**Rows from a dataset of charts and code:**
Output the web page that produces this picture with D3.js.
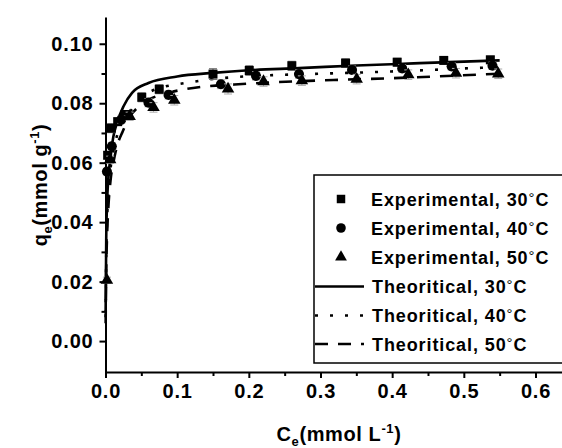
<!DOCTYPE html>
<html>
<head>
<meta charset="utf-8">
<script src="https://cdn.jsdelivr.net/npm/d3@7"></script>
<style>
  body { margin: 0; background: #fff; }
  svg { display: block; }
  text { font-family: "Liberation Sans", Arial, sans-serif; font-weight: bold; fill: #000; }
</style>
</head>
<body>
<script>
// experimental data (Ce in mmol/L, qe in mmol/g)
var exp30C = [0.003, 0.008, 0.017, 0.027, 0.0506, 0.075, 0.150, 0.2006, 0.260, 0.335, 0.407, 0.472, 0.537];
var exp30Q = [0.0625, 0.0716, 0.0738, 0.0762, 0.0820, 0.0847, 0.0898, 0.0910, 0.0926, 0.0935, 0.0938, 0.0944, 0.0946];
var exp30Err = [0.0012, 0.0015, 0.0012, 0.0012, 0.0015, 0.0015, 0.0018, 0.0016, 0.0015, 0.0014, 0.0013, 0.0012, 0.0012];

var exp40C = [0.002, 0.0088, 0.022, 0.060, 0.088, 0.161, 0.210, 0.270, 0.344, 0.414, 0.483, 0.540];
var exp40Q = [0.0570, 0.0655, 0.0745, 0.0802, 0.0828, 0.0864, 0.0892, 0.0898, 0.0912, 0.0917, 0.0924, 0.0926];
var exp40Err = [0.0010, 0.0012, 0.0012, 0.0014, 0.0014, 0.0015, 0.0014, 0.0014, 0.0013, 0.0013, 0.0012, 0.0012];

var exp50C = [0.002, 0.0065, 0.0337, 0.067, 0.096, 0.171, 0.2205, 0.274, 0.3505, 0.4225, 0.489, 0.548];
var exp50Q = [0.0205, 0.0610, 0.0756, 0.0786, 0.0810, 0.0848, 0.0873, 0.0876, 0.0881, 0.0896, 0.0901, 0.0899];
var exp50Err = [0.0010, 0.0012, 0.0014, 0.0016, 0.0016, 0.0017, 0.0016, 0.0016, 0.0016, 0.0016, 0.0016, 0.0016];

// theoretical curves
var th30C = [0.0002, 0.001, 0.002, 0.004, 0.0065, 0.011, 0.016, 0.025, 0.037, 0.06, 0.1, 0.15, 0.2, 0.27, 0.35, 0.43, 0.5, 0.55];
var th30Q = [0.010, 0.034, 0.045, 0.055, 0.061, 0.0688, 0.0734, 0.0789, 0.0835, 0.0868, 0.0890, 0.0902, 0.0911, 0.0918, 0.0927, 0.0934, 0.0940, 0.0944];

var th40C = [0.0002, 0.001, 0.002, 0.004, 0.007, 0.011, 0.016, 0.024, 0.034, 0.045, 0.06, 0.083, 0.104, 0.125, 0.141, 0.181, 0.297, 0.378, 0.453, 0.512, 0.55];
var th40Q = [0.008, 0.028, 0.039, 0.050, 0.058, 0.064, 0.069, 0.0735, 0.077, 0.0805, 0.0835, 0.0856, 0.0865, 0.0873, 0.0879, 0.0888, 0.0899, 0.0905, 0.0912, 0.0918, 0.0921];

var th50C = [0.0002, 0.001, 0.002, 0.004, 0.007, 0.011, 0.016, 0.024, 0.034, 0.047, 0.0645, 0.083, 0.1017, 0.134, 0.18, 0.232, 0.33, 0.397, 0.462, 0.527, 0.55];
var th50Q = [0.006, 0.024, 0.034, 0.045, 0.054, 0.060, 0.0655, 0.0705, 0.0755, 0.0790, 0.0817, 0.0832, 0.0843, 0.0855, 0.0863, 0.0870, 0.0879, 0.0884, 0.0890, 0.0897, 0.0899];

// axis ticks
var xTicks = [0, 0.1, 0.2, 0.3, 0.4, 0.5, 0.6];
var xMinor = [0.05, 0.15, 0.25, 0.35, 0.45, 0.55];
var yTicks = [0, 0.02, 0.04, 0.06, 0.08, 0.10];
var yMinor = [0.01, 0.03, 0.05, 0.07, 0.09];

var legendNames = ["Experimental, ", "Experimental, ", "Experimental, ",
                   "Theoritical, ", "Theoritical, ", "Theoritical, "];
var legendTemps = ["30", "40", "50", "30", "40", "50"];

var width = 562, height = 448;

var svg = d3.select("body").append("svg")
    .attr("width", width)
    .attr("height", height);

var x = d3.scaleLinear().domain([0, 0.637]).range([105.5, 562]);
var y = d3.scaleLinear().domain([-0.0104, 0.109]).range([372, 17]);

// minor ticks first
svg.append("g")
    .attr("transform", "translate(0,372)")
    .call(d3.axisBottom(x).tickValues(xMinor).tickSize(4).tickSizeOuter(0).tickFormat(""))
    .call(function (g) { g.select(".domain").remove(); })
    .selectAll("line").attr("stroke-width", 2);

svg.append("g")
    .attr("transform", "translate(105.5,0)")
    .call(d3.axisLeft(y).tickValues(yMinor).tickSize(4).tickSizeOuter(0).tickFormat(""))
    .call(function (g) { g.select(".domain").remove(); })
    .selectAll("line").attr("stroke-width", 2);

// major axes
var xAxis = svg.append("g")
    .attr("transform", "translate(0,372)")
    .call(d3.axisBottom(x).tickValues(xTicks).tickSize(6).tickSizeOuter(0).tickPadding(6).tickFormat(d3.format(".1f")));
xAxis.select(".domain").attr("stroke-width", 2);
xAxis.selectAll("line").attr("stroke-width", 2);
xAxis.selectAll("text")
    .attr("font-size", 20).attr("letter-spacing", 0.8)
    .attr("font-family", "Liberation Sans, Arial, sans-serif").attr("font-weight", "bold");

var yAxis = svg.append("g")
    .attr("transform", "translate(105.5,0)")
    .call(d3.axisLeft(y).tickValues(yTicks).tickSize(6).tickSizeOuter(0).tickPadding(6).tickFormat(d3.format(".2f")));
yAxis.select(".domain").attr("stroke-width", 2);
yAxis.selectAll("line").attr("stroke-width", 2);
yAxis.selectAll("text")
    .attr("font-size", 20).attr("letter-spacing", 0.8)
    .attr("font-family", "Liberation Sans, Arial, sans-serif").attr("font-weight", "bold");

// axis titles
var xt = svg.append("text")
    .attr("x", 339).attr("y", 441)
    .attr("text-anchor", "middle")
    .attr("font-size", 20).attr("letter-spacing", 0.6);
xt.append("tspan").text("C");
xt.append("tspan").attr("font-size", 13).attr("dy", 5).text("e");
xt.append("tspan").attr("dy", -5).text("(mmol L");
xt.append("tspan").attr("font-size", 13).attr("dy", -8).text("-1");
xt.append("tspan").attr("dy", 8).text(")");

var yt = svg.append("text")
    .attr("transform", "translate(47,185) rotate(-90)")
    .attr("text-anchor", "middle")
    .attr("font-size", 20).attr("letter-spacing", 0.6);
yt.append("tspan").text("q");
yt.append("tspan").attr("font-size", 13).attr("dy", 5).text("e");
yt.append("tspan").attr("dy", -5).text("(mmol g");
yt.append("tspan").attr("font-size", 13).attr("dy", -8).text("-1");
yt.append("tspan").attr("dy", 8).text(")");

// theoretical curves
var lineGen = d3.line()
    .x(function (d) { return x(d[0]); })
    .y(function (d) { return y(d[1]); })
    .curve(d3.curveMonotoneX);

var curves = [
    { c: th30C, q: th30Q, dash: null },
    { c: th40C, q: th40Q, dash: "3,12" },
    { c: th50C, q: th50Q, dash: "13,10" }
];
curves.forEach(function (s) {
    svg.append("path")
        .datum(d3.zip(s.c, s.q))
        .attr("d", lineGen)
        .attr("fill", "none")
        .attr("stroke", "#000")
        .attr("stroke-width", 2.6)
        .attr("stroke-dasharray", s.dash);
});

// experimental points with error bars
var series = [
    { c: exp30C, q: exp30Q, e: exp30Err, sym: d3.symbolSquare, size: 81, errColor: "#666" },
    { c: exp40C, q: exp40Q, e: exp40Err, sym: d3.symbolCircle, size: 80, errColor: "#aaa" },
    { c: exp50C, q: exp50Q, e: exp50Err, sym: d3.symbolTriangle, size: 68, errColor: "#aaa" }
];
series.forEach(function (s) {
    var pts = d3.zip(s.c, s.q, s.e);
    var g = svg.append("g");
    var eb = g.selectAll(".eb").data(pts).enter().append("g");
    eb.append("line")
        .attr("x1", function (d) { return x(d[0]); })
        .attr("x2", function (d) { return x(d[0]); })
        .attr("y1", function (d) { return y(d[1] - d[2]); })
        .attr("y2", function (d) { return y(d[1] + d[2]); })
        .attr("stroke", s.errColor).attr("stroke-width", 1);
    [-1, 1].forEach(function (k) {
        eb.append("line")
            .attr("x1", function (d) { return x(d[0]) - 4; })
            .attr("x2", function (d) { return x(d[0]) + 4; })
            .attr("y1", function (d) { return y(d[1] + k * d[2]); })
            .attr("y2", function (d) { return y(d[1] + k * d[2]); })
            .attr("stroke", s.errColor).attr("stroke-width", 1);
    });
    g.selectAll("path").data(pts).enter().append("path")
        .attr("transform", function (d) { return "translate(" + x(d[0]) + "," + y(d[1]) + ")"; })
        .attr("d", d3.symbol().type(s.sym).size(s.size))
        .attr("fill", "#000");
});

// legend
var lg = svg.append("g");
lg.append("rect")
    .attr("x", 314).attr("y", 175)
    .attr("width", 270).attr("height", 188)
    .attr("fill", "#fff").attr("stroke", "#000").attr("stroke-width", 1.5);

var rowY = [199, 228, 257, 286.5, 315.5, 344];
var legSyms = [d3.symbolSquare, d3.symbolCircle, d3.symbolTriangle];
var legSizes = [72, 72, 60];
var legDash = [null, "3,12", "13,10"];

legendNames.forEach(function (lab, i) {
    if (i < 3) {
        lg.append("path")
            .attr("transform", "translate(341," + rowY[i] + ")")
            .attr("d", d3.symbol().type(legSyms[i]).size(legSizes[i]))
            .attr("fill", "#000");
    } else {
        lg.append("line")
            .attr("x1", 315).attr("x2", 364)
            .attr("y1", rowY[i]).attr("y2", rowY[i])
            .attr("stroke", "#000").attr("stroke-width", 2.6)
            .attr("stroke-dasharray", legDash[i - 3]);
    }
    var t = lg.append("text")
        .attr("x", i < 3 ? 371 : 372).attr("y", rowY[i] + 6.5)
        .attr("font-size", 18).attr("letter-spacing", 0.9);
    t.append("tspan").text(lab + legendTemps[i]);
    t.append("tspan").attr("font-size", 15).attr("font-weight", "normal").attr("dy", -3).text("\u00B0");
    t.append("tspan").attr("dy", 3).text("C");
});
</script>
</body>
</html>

...

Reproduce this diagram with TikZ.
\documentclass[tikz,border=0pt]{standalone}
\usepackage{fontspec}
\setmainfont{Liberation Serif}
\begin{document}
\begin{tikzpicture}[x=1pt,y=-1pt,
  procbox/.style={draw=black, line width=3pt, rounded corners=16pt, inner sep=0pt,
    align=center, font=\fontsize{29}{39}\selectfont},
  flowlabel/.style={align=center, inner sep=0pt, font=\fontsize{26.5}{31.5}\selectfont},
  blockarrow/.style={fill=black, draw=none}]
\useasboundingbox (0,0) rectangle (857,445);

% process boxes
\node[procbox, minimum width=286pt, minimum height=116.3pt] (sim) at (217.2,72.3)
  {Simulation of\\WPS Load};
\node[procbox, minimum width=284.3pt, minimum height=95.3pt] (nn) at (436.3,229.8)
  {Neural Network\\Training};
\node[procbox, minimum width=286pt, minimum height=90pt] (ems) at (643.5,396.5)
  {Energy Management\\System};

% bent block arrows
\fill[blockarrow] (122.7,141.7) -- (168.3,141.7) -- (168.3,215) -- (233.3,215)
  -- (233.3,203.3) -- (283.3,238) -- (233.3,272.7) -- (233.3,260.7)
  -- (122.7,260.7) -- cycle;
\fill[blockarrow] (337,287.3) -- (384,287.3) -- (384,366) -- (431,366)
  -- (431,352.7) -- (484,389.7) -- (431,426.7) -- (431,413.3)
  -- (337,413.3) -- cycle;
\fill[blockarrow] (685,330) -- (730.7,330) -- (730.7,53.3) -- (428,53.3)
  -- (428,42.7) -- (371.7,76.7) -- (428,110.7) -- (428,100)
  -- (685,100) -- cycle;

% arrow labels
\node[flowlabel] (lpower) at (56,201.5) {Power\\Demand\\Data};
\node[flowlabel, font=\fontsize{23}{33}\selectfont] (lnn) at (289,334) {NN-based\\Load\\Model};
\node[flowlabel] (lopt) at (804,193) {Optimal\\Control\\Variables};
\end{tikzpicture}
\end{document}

**AIM:** Without the pictures, give again only the lines beginning at the line that contains "Output the web" and stopping after the line that contains "0.0014, 0.0013, 0.0012, 0.0012];", exactly as written.

**FULL RESPONSE:**
Output the web page that produces this picture with D3.js.
<!DOCTYPE html>
<html>
<head>
<meta charset="utf-8">
<script src="https://cdn.jsdelivr.net/npm/d3@7"></script>
<style>
  body { margin: 0; background: #fff; }
  svg { display: block; }
  text { font-family: "Liberation Sans", Arial, sans-serif; font-weight: bold; fill: #000; }
</style>
</head>
<body>
<script>
// experimental data (Ce in mmol/L, qe in mmol/g)
var exp30C = [0.003, 0.008, 0.017, 0.027, 0.0506, 0.075, 0.150, 0.2006, 0.260, 0.335, 0.407, 0.472, 0.537];
var exp30Q = [0.0625, 0.0716, 0.0738, 0.0762, 0.0820, 0.0847, 0.0898, 0.0910, 0.0926, 0.0935, 0.0938, 0.0944, 0.0946];
var exp30Err = [0.0012, 0.0015, 0.0012, 0.0012, 0.0015, 0.0015, 0.0018, 0.0016, 0.0015, 0.0014, 0.0013, 0.0012, 0.0012];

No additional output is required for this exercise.